We do not amortize goodwill, but tests it for impairment annually as of October 31, or more frequently if events or changes in circumstances indicate that the carrying value of goodwill may not be recoverable. We have the option to first assess qualitative factors to determine whether it is more likely than not that the fair value of its reporting units are less than their carrying amounts as a basis for determining whether it is necessary to perform the quantitative goodwill impairment test. If we determine that it is more likely than not that the fair value of a reporting unit is less than its carrying amount, or choose not to perform a qualitative assessment, then the quantitative goodwill impairment test will be performed. The quantitative test compares the fair value of the reporting unit with its carrying amount. If the carrying amount exceeds its fair value, the excess of the carrying amount over the fair value is recognized as an impairment loss, and the resulting measurement of goodwill becomes its new cost basis. As of December 31, 2021 and 2020, the carrying amount of Goodwill was $1.06 billion and $58.2 million, respectively. The increase in goodwill during the year ended December 31, 2021 was due to $1.00 billion of goodwill added for the Blockcap acquisition on July 30, 2021. There were no accumulated impairment losses as of January 1, 2020, and no impairment losses were recorded for the years ended December 31, 2021 and 2020.

Long-Lived Assets

We test long-lived assets for recoverability whenever events or changes in circumstances have occurred that may affect the recoverability or the estimated useful lives of long-lived assets. Long-lived assets include intangible assets subject to amortization. A long-lived asset may be impaired when the estimated future undiscounted cash flows are less than the carrying amount of the asset. If that comparison indicates that the asset’s carrying value may not be recoverable, the impairment is measured based on the difference between the carrying amount and the estimated fair value of the asset. This evaluation is performed at the lowest level for which separately identifiable cash flows exist. Long-lived assets to be disposed of are reported at the lower of the carrying amount or estimated fair value less costs to sell. We did not have any impairments in our long-lived assets for the years ended December 31, 2021 and 2020.

 

26


Digital Currency Assets

Our digital currency assets are accounted for as intangible assets with indefinite useful lives. We initially recognize digital currency assets that are received as digital asset mining income based on the fair value of the digital currency assets. Digital currency assets that are purchased in an exchange of one digital currency asset for another digital currency asset are recognized at the fair value of the asset received. The Company recognizes realized gains or losses when digital currency assets are sold in an exchange for other digital currency assets or for cash using a first-in first-out method of accounting. For the years ended December 31, 2021 and 2020, the Company recognized net gains of $4.8 million and $0.1 million, respectively, on sales of digital currency assets. We classified digital currency assets within current assets because the digital currency assets are available for use, if needed, for current operations. Sales of digital currency assets awarded to the Company through its self-mining activities are classified as cash flows from operating activities regardless of the length of time for which the digital assets are held.

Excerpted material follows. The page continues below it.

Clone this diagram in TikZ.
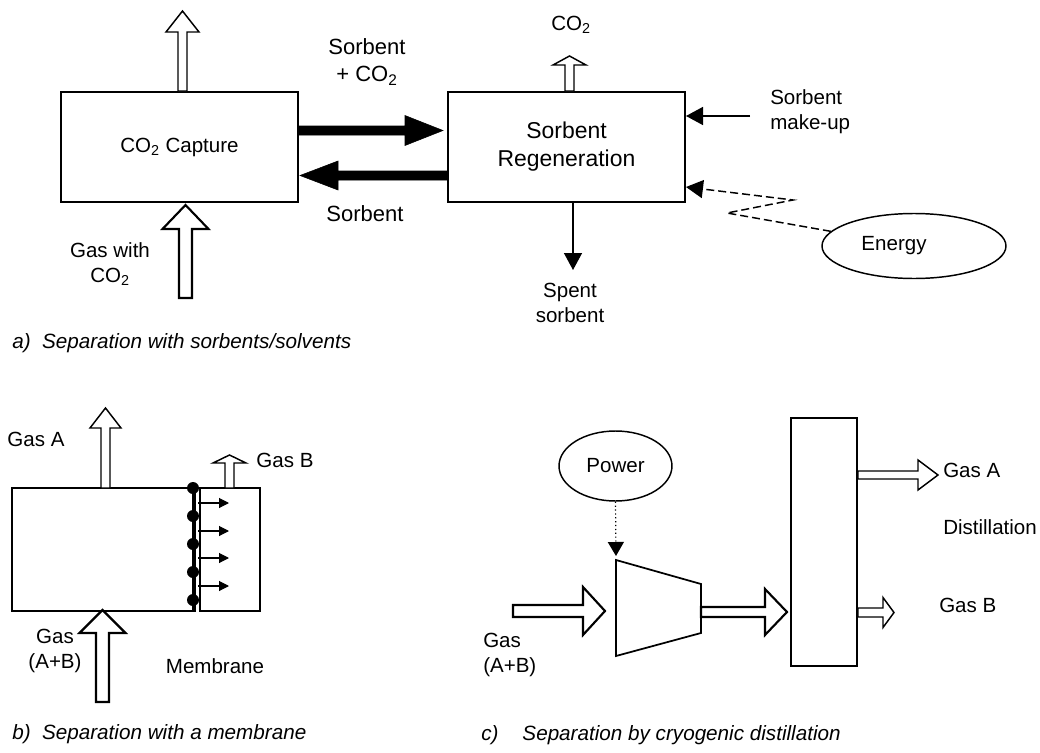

Foreign Currency and Exchange Risk

Substantially all revenue and operating expenses are denominated in U.S. dollars.

Recent Accounting Pronouncements

For a discussion of new accounting standards relevant to our business, refer to Note 2 to the consolidated financial statements.

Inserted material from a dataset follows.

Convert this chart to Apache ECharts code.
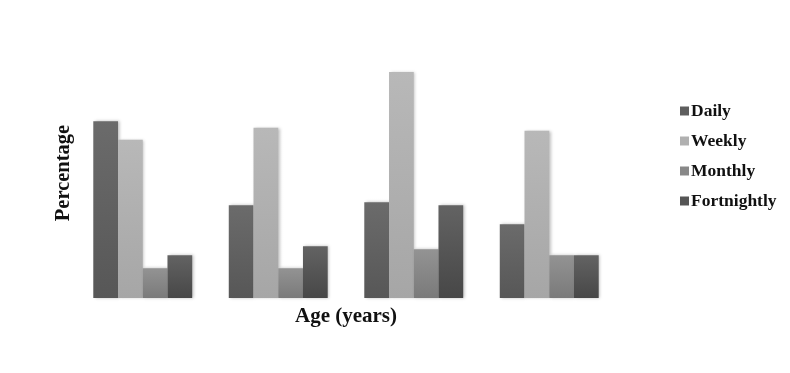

Emerging Growth Company and a Smaller Reporting Company Status

We are an “emerging growth company” as defined in the Jumpstart Our Business Startups Act of 2012, or the JOBS Act. We may take advantage of certain exemptions from various public company reporting requirements, including not being required to have our internal control over financial reporting audited by our independent registered public accounting firm under Section 404 of the Sarbanes-Oxley Act of 2002, or the Sarbanes-Oxley Act, reduced disclosure obligations regarding executive compensation in our periodic reports and proxy statements and exemptions from the requirements of holding a non-binding advisory vote on executive compensation and any golden parachute payments. We may take advantage of these exemptions for up to five years or until we are no longer an emerging growth company, whichever is earlier. In addition, the JOBS Act provides that an “emerging growth company” can delay adopting new or revised accounting standards until those standards apply to private companies. We have elected to use the extended transition period under the JOBS Act. Accordingly, our financial statements may not be comparable to the financial statements of public companies that comply with such new or revised accounting standards.

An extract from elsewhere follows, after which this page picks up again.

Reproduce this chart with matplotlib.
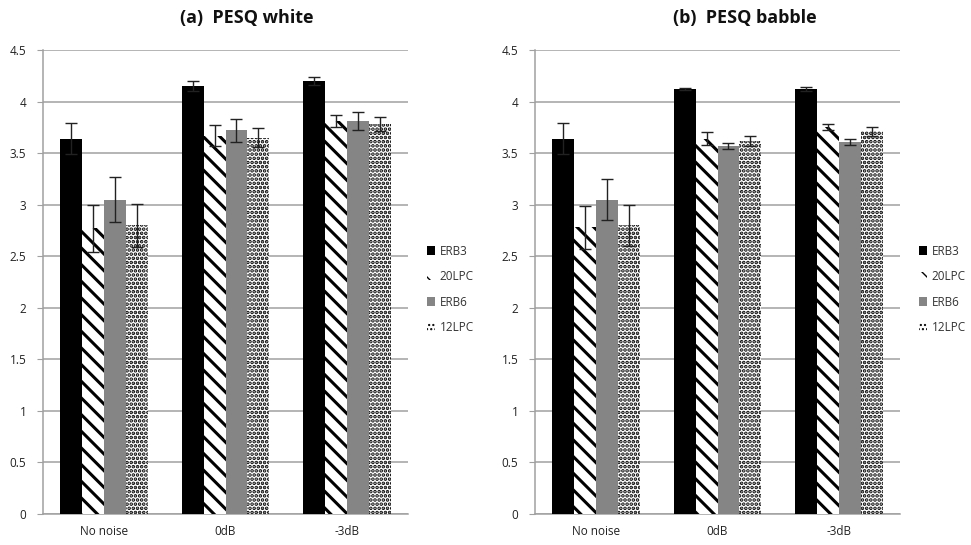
import numpy as np
import matplotlib.pyplot as plt
from matplotlib.patches import Patch

plt.rcParams['font.family'] = ['Open Sans', 'DejaVu Sans']

conditions = ['No noise', '0dB', '-3dB']
methods = ['ERB3', '20LPC', 'ERB6', '12LPC']

# (a) PESQ white
white_mean = {
	'ERB3': [3.64, 4.15, 4.20],
	'20LPC': [2.77, 3.67, 3.81],
	'ERB6': [3.05, 3.72, 3.81],
	'12LPC': [2.80, 3.65, 3.78],
}
white_err = {
	'ERB3': [0.15, 0.05, 0.04],
	'20LPC': [0.23, 0.10, 0.06],
	'ERB6': [0.22, 0.11, 0.09],
	'12LPC': [0.21, 0.09, 0.07],
}

# (b) PESQ babble
babble_mean = {
	'ERB3': [3.64, 4.12, 4.12],
	'20LPC': [2.78, 3.64, 3.75],
	'ERB6': [3.05, 3.57, 3.61],
	'12LPC': [2.80, 3.62, 3.71],
}
babble_err = {
	'ERB3': [0.15, 0.01, 0.02],
	'20LPC': [0.21, 0.06, 0.03],
	'ERB6': [0.20, 0.03, 0.03],
	'12LPC': [0.20, 0.05, 0.04],
}

styles = {
	'ERB3': dict(facecolor='black', hatch=None, edgecolor='black', hlw=1.0),
	'20LPC': dict(facecolor='white', hatch='\\\\', edgecolor='black', hlw=2.2),
	'ERB6': dict(facecolor='#858585', hatch=None, edgecolor='#858585', hlw=1.0),
	'12LPC': dict(facecolor='white', hatch='....', edgecolor='black', hlw=1.8),
}


def draw_panel(ax, means, errs):
	x = np.arange(len(conditions))
	w = 0.18
	for i, m in enumerate(methods):
		pos = x + (i - 1.5) * w
		st = styles[m]
		with plt.rc_context({'hatch.linewidth': st['hlw']}):
			ax.bar(pos, means[m], w, facecolor=st['facecolor'], hatch=st['hatch'],
				edgecolor=st['edgecolor'], linewidth=0, zorder=3, label=m)
		ax.errorbar(pos, means[m], yerr=errs[m], fmt='none', ecolor='#222222',
			elinewidth=1.0, capsize=4, capthick=1.0, zorder=4)
	ax.set_xlim(-0.5, 2.5)
	ax.set_ylim(0, 4.5)
	ax.set_yticks(np.arange(0, 4.51, 0.5))
	ax.set_yticklabels(['0', '0.5', '1', '1.5', '2', '2.5', '3', '3.5', '4', '4.5'])
	ax.set_xticks(x)
	ax.set_xticklabels(conditions)
	ax.yaxis.grid(True, color='#a0a0a0', linewidth=1.1, zorder=0)
	ax.set_axisbelow(True)
	for s in ['top', 'right']:
		ax.spines[s].set_visible(False)
	ax.spines['left'].set_color('#a0a0a0')
	ax.spines['bottom'].set_color('#a0a0a0')
	ax.spines['left'].set_linewidth(1.1)
	ax.spines['bottom'].set_linewidth(1.1)
	ax.tick_params(axis='y', length=4, color='#a0a0a0', labelsize=8.5, pad=8, labelcolor='#222222')
	ax.tick_params(axis='x', length=0, labelsize=8.5, pad=8, labelcolor='#222222')


fig = plt.figure(figsize=(9.71, 5.45), dpi=100)
ax1 = fig.add_axes([43 / 971, 1 - 514 / 545, 365 / 971, 464 / 545])
ax2 = fig.add_axes([535 / 971, 1 - 514 / 545, 365 / 971, 464 / 545])

draw_panel(ax1, white_mean, white_err)
draw_panel(ax2, babble_mean, babble_err)

fig.text(247 / 971, 1 - 18 / 545, '(a)  PESQ white', ha='center', va='center',
	fontsize=13, fontweight='bold', color='#111111')
fig.text(745 / 971, 1 - 18 / 545, '(b)  PESQ babble', ha='center', va='center',
	fontsize=13, fontweight='bold', color='#111111')

for ax, lx in [(ax1, 422), (ax2, 914)]:
	handles = []
	for m in methods:
		st = styles[m]
		with plt.rc_context({'hatch.linewidth': st['hlw']}):
			handles.append(Patch(facecolor=st['facecolor'], hatch=st['hatch'],
				edgecolor=st['edgecolor'], linewidth=0, label=m))
	fig.legend(handles=handles, loc='upper left', bbox_to_anchor=(lx / 971, 1 - 240 / 545),
		frameon=False, fontsize=8.5, handlelength=0.7, handleheight=0.7,
		handletextpad=0.4, labelspacing=1.05, borderaxespad=0, labelcolor='#333333')

fig.savefig('out.png', dpi=100)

We will remain an emerging growth company under the JOBS Act until the earliest of (a) February 12, 2026, the fifth anniversary of XPDI’s initial public offering, (b) the last date of our fiscal year in which we have a total annual gross revenue of at least $1.07 billion, (c) the date on which we are deemed to be a “large accelerated filer” under the rules of the SEC with at least $700.0 million of outstanding securities held by non-affiliates or (d) the date on which we have issued more than $1.0 billion in non-convertible debt securities during the previous three years.

We are also a “smaller reporting company” as defined in the Securities Exchange Act of 1934, as amended. We may continue to be a smaller reporting company even after we are no longer an emerging growth company. We may take advantage of certain of the scaled disclosures available to smaller reporting companies and will be able to take advantage of these scaled disclosures for so long as (i) the market value of our voting and non-voting common stock held by non-affiliates is less than $250 million measured on the last business day of our second fiscal quarter or (ii) our annual revenue is less than $100 million during the most recently completed fiscal year and the market value of our voting and non-voting common stock held by non-affiliates is less than $700 million measured on the last business day of our second fiscal quarter. Specifically, as a smaller reporting company, we may choose to present only the two most recent fiscal years of audited financial statements in our Annual Report on Form 10-K and have reduced disclosure obligations regarding executive compensation, and, similar to emerging growth companies, if we are a smaller reporting company that qualifies as a non-accelerated filer, we would not be required to obtain an attestation report on internal control over financial reporting issued by our independent registered public accounting firm.